The European Kings Club (EKC) was a large-scale Ponzi scheme operated from 1991 to 1994 in Switzerland, Germany and Austria by the German nationals Damara and Harald Bertges and Hans Günther Spachtholz.[1]

The EKC promised investors profit rates of 70% after buying "letters" for 1,400 Swiss francs each. In total, victims bought some two billion Deutsche Mark worth of EKC letters.[1] Participation was particularly widespread in central Switzerland, where the scheme's operators successfully exploited popular mistrust in the banking system. In the cantons of Uri and Glarus, about one in ten citizens bought EKC letters.[2]

The scheme collapsed in the autumn of 1994 when authorities in Germany and Switzerland arrested the EKC leadership and managed to seize about 500 million marks of the money paid by the EKC's victims.[1] The collapse of the EKC led to public unrest in the heavily affected parts of Switzerland, where many participants, refusing to believe that they had fallen prey to a Ponzi scheme, organized public demonstrations in support of the EKC leadership, and prosecutors received death threats.[2]

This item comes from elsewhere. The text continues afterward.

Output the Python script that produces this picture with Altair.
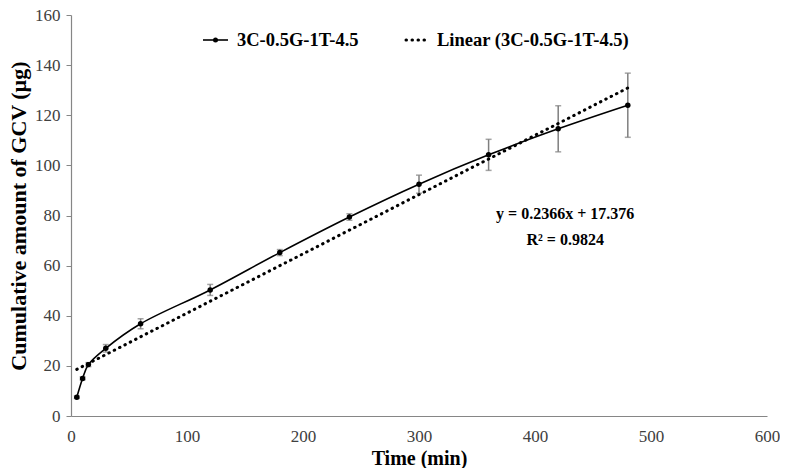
import altair as alt
import pandas as pd

time_min = [5, 10, 15, 30, 60, 120, 180, 240, 300, 360, 420, 480]
amount = [7.5, 15.0, 20.5, 27.0, 36.8, 50.3, 65.2, 79.4, 92.5, 104.2, 114.6, 124.0]
err = [0.5, 0.6, 0.8, 1.5, 2.0, 2.2, 1.2, 1.3, 3.6, 6.2, 9.2, 12.8]

trend_x = [5, 480]
trend_y = [18.6, 130.9]

series_name = "3C-0.5G-1T-4.5"
trend_name = "Linear (3C-0.5G-1T-4.5)"
eq_lines = ["y = 0.2366x + 17.376", "R² = 0.9824"]

df = pd.DataFrame({"t": time_min, "a": amount, "e": err})
df["lo"] = df["a"] - df["e"]
df["hi"] = df["a"] + df["e"]
tdf = pd.DataFrame({"t": trend_x, "a": trend_y})

FONT = "Liberation Serif"
W, H = 696, 401

xs = alt.Scale(domain=[0, 600], nice=False)
ys = alt.Scale(domain=[0, 160], nice=False)

xax = alt.Axis(values=[0, 100, 200, 300, 400, 500, 600], title="Time (min)", grid=False,
               ticks=False, labelPadding=12, titlePadding=4, labelFlush=False,
               labelFont=FONT, labelFontSize=17, titleFont=FONT, titleFontSize=20)
yax = alt.Axis(values=list(range(0, 161, 20)), title="Cumulative amount of GCV (µg)", grid=False,
               tickSize=5, labelPadding=6, titlePadding=4, labelFlush=False,
               labelFont=FONT, labelFontSize=17, titleFont=FONT, titleFontSize=22)

base = alt.Chart(df)

errbars = base.mark_rule(color="#7f7f7f", strokeWidth=1.5).encode(
    x=alt.X("t:Q", scale=xs, axis=xax),
    y=alt.Y("lo:Q", scale=ys, axis=yax),
    y2="hi:Q",
)
caps_hi = base.mark_tick(color="#7f7f7f", thickness=1.5, size=6, orient="horizontal").encode(
    x=alt.X("t:Q", scale=xs), y=alt.Y("hi:Q", scale=ys))
caps_lo = base.mark_tick(color="#7f7f7f", thickness=1.5, size=6, orient="horizontal").encode(
    x=alt.X("t:Q", scale=xs), y=alt.Y("lo:Q", scale=ys))

trend = alt.Chart(tdf).mark_line(color="black", strokeWidth=3, strokeDash=[0.5, 5.5], strokeCap="round").encode(
    x=alt.X("t:Q", scale=xs), y=alt.Y("a:Q", scale=ys))

line = base.mark_line(color="black", strokeWidth=1.6, interpolate="catmull-rom").encode(
    x=alt.X("t:Q", scale=xs), y=alt.Y("a:Q", scale=ys))
pts = base.mark_point(filled=True, color="black", size=30, opacity=1).encode(
    x=alt.X("t:Q", scale=xs), y=alt.Y("a:Q", scale=ys))

eqdf = pd.DataFrame({"t": [426, 426], "a": [80.5, 70.3], "txt": eq_lines})
eq = alt.Chart(eqdf).mark_text(font=FONT, fontSize=16, fontWeight="bold", color="black").encode(
    x=alt.X("t:Q", scale=xs), y=alt.Y("a:Q", scale=ys), text="txt:N")

# legend (manual, plot-area pixel positions)
leg_y = 25
leg1_line = alt.Chart(df.head(1)).mark_rule(color="black", strokeWidth=1.6).encode(
    x=alt.value(132), x2=alt.value(157), y=alt.value(leg_y))
leg1_pt = alt.Chart(df.head(1)).mark_point(filled=True, color="black", size=25, opacity=1).encode(
    x=alt.value(144.5), y=alt.value(leg_y))
leg1_txt = alt.Chart(df.head(1)).mark_text(font=FONT, fontSize=18.5, fontWeight="bold", align="left",
                                          baseline="middle", color="black").encode(
    x=alt.value(166), y=alt.value(leg_y), text=alt.value(series_name))
leg2_line = alt.Chart(df.head(1)).mark_rule(color="black", strokeWidth=3, strokeDash=[0.5, 5.5],
                                           strokeCap="round").encode(
    x=alt.value(335), x2=alt.value(358), y=alt.value(leg_y))
leg2_txt = alt.Chart(df.head(1)).mark_text(font=FONT, fontSize=18.5, fontWeight="bold", align="left",
                                          baseline="middle", color="black").encode(
    x=alt.value(366), y=alt.value(leg_y), text=alt.value(trend_name))

chart = alt.layer(errbars, caps_hi, caps_lo, trend, line, pts, eq,
                  leg1_line, leg1_pt, leg1_txt, leg2_line, leg2_txt).properties(
    width=W, height=H,
    autosize=alt.AutoSizeParams(type="none"),
    padding={"left": 63, "top": 7, "right": 13, "bottom": 52},
).configure_view(stroke=None).configure_axis(
    labelFont=FONT, titleFont=FONT,
    labelColor="#404040", titleColor="black", titleFontWeight="bold",
    domainColor="#868686", tickColor="#868686", domainWidth=1.2,
)

chart.save("out.html", embed_options={"renderer": "svg", "actions": False})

Damara Bertges, the EKC's leader, was convicted in 1997 by a German court to 8 years imprisonment for fraud and participation in a criminal organization, and was set free on probation after serving five years. Her husband Harald and their accomplice Spachtholz, as well as another associate, were each convicted to four and a half years of imprisonment.[1]

References

  1. 1 2 3 4 Oberhuber, Nadine (29 January 2009). "Königin der Anlagebetrüger". Frankfurter Allgemeine Zeitung. Retrieved 21 September 2014.
  2. 1 2 Aschwanden, Erich. "Als der European Kings Club zusammenbrach". Neue Zürcher Zeitung. No. 21 September 2014. Retrieved 21 September 2014.